:: LISTING ::

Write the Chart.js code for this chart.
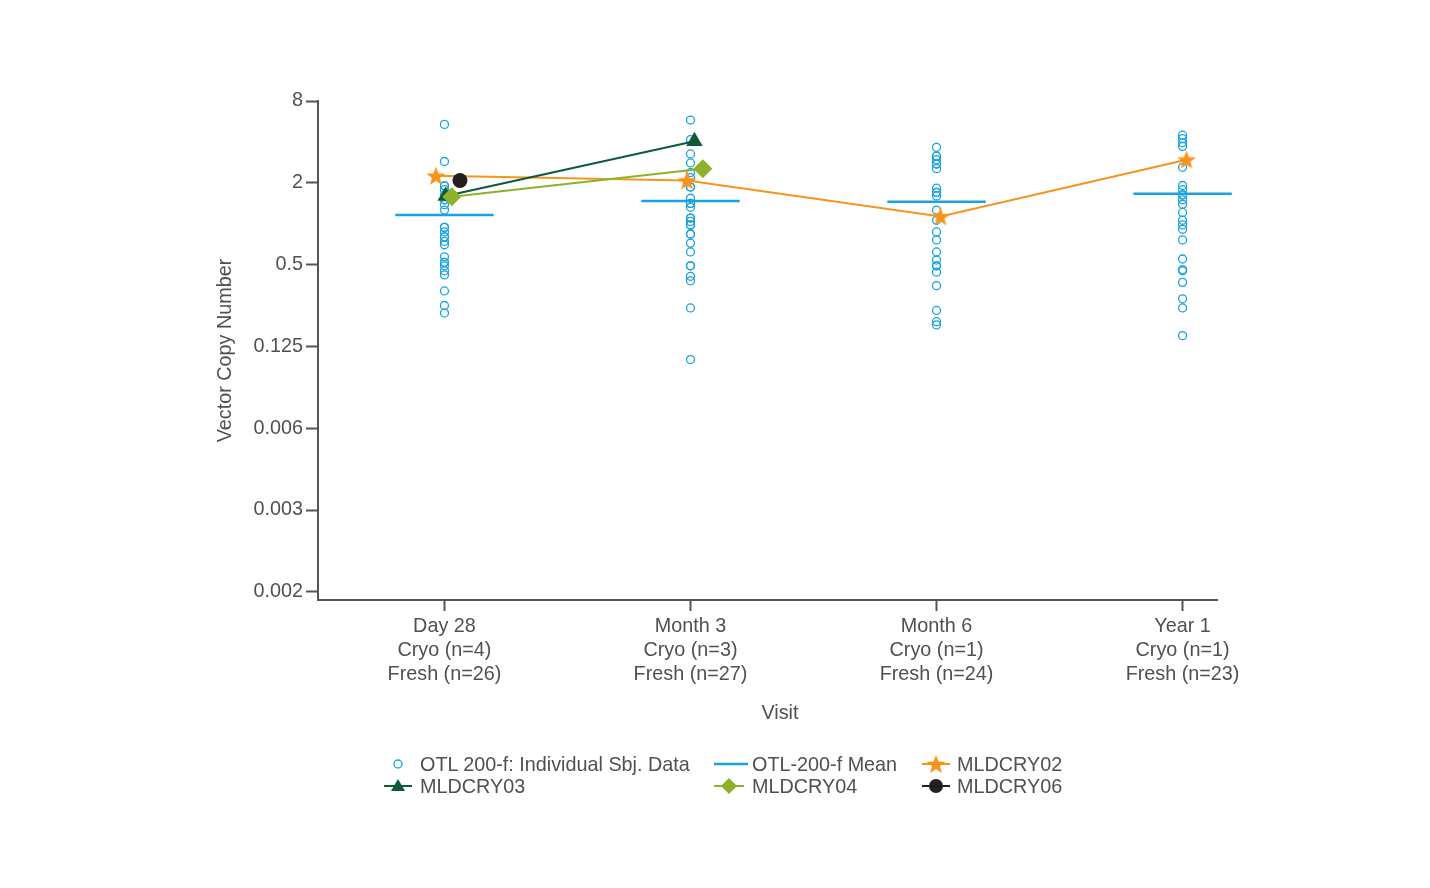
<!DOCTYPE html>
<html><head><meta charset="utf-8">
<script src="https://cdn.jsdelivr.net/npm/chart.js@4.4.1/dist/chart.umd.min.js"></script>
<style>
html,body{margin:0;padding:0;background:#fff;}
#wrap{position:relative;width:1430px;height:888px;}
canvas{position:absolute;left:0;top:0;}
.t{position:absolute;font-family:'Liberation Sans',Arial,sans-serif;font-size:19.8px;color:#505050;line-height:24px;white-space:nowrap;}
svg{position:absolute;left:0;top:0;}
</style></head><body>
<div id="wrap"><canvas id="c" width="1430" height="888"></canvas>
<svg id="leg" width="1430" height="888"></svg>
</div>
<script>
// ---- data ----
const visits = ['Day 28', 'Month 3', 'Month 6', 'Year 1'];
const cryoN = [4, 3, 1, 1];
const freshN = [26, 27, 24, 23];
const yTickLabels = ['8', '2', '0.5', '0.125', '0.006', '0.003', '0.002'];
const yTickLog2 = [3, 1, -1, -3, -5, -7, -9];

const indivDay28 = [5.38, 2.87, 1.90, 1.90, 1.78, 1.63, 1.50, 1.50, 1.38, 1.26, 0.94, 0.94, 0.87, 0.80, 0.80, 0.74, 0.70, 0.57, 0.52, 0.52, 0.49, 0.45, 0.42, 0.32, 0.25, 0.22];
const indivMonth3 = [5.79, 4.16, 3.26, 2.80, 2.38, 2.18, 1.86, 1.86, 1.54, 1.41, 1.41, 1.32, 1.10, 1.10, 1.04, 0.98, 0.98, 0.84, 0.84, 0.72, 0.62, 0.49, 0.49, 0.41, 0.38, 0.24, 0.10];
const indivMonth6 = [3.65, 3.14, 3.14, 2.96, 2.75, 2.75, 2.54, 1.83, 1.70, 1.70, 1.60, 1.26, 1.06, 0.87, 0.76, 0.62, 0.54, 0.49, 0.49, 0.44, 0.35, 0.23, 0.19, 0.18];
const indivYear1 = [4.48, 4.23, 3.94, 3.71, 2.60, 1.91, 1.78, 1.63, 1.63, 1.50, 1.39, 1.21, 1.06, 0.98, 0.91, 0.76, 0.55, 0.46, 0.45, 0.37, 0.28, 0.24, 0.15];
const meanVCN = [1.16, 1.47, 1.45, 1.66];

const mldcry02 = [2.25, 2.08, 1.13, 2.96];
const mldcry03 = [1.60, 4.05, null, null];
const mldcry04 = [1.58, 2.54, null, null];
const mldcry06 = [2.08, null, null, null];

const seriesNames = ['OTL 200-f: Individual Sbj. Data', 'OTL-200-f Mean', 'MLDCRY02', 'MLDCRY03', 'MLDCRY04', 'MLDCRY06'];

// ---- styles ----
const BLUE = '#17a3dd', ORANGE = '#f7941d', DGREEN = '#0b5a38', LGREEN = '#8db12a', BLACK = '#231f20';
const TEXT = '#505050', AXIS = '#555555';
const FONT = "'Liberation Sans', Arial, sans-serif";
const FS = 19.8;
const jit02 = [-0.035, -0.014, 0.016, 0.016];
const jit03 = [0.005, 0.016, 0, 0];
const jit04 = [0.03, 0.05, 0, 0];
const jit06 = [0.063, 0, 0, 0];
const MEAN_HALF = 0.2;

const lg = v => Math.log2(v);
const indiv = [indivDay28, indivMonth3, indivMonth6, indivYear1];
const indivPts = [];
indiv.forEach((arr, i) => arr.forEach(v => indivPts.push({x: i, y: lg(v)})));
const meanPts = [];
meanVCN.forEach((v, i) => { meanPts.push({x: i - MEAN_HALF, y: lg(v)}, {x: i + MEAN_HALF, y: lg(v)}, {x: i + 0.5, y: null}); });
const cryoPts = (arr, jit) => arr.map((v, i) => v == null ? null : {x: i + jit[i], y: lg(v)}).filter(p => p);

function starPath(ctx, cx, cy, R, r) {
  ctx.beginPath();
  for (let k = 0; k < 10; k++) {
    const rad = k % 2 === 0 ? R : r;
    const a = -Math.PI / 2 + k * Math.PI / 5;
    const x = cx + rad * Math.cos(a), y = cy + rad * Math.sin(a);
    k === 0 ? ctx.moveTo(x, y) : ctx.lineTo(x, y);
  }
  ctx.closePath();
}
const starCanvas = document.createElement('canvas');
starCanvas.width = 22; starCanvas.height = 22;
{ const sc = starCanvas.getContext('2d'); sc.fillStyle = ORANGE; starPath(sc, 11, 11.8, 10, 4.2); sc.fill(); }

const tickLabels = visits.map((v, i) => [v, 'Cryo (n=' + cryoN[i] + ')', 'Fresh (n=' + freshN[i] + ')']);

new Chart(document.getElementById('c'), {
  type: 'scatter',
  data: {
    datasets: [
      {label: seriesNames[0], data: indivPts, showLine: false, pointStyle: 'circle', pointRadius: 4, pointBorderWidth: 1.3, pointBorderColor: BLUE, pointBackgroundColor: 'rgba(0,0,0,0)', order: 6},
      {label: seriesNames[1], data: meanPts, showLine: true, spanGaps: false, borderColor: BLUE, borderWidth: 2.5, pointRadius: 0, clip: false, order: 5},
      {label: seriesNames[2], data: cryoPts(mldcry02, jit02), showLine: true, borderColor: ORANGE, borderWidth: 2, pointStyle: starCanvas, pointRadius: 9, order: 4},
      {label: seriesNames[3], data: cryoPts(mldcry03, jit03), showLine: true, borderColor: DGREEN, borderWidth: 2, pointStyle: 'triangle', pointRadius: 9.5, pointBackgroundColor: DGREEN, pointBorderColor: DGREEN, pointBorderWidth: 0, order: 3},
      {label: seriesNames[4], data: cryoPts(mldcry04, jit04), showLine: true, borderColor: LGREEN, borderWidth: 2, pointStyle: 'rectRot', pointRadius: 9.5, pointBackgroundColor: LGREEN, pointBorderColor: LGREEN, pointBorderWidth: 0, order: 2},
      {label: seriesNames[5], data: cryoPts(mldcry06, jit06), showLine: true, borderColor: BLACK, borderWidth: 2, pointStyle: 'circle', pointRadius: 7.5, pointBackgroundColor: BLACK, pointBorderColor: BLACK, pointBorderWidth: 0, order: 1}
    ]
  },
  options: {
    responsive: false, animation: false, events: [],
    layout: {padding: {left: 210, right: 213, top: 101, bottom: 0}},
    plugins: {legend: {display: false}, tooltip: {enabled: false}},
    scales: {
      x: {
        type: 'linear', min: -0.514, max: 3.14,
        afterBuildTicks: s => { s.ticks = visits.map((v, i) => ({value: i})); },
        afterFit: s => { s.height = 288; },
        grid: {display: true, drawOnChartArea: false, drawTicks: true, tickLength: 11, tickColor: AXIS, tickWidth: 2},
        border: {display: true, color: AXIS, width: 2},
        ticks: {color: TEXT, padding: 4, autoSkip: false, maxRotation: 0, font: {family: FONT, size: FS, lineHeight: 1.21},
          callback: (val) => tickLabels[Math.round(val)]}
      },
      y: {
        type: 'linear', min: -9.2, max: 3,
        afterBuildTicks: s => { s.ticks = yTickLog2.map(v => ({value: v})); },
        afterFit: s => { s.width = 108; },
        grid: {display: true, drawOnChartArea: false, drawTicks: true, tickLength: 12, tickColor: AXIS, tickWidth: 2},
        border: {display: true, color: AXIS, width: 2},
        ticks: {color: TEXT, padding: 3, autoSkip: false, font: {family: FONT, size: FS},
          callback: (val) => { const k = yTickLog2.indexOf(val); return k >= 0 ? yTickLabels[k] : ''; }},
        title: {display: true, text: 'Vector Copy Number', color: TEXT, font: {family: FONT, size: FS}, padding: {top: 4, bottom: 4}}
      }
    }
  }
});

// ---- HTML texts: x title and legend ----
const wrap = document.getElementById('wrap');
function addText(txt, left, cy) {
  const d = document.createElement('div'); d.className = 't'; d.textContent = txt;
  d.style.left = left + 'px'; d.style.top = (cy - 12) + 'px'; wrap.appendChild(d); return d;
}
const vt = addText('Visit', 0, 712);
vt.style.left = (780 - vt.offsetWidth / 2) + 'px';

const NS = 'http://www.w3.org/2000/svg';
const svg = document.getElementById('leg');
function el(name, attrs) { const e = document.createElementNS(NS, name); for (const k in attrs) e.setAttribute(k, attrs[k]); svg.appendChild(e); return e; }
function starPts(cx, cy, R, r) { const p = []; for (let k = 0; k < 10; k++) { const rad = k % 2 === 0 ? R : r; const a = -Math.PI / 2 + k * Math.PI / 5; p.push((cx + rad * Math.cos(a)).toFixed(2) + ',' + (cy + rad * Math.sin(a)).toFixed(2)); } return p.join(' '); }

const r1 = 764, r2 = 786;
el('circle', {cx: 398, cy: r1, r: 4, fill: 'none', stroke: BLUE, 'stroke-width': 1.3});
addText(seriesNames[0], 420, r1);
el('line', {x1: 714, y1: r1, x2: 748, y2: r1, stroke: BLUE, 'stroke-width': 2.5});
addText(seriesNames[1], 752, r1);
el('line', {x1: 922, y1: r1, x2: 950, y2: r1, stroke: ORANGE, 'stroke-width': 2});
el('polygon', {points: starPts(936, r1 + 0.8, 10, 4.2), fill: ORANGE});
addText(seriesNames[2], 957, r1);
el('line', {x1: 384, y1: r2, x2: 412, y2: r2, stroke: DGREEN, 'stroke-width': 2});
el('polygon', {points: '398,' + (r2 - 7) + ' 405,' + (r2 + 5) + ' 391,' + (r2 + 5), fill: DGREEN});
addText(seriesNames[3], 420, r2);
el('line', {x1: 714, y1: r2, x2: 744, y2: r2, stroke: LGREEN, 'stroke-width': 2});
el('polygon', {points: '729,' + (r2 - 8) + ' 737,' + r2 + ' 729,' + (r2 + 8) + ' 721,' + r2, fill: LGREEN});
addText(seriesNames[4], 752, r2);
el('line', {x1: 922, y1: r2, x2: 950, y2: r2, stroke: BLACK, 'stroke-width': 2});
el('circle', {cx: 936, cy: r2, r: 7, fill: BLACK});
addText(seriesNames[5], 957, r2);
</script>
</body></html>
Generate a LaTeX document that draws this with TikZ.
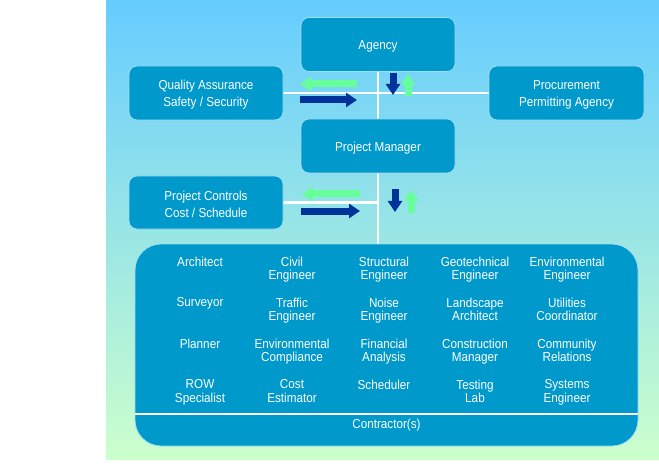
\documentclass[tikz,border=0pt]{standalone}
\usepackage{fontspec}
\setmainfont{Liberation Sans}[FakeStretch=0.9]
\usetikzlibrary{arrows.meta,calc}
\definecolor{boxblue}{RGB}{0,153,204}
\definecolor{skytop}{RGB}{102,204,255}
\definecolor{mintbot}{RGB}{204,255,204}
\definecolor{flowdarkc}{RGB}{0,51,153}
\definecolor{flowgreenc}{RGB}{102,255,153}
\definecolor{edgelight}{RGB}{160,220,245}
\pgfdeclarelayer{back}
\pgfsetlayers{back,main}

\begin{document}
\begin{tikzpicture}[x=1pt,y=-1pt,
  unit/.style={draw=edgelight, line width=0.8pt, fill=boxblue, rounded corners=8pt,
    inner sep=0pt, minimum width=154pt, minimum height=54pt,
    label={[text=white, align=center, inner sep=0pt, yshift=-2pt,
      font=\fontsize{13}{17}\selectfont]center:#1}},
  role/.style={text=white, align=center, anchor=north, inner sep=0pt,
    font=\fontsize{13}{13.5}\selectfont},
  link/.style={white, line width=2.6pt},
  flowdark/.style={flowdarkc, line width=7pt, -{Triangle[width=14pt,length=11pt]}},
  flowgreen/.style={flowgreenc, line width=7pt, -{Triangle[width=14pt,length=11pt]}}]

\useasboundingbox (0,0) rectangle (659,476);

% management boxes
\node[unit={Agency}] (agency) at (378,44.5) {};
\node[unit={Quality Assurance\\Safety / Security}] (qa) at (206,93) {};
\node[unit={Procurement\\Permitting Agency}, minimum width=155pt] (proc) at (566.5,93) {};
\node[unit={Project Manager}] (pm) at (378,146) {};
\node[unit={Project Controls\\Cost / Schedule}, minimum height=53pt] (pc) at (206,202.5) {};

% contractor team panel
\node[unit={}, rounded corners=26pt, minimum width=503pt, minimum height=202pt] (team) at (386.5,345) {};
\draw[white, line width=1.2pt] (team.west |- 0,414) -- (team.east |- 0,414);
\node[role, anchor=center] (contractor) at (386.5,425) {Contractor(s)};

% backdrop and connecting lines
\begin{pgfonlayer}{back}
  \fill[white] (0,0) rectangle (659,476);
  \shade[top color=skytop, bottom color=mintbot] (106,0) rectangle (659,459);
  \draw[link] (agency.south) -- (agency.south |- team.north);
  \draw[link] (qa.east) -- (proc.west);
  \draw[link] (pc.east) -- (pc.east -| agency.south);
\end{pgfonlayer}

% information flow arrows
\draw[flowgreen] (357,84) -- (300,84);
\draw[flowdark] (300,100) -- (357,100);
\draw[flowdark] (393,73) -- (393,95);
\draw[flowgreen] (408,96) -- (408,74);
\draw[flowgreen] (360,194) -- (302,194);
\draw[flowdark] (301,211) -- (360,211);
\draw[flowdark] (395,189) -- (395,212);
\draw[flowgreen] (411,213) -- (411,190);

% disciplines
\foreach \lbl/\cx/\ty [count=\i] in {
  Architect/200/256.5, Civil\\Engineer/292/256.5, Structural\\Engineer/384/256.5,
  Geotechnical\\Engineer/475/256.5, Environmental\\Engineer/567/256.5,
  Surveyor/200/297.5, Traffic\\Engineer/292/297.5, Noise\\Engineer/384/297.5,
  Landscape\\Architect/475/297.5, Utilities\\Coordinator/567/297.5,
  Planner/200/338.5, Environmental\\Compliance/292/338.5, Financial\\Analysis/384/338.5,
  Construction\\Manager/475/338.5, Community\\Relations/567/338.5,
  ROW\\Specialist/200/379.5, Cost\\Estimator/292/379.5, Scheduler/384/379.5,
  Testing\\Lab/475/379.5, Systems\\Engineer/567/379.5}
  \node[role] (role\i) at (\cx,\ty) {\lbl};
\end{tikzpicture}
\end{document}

:: DIRECTION ::
Without the pictures, please reproduce each line of the listing above exactly, from the first one through the line bearing "const yTickLog2 = [3, 1, -1, -3, -5, -7, -9];".

:: THE COMPLETED TASK ::
Write the Chart.js code for this chart.
<!DOCTYPE html>
<html><head><meta charset="utf-8">
<script src="https://cdn.jsdelivr.net/npm/chart.js@4.4.1/dist/chart.umd.min.js"></script>
<style>
html,body{margin:0;padding:0;background:#fff;}
#wrap{position:relative;width:1430px;height:888px;}
canvas{position:absolute;left:0;top:0;}
.t{position:absolute;font-family:'Liberation Sans',Arial,sans-serif;font-size:19.8px;color:#505050;line-height:24px;white-space:nowrap;}
svg{position:absolute;left:0;top:0;}
</style></head><body>
<div id="wrap"><canvas id="c" width="1430" height="888"></canvas>
<svg id="leg" width="1430" height="888"></svg>
</div>
<script>
// ---- data ----
const visits = ['Day 28', 'Month 3', 'Month 6', 'Year 1'];
const cryoN = [4, 3, 1, 1];
const freshN = [26, 27, 24, 23];
const yTickLabels = ['8', '2', '0.5', '0.125', '0.006', '0.003', '0.002'];
const yTickLog2 = [3, 1, -1, -3, -5, -7, -9];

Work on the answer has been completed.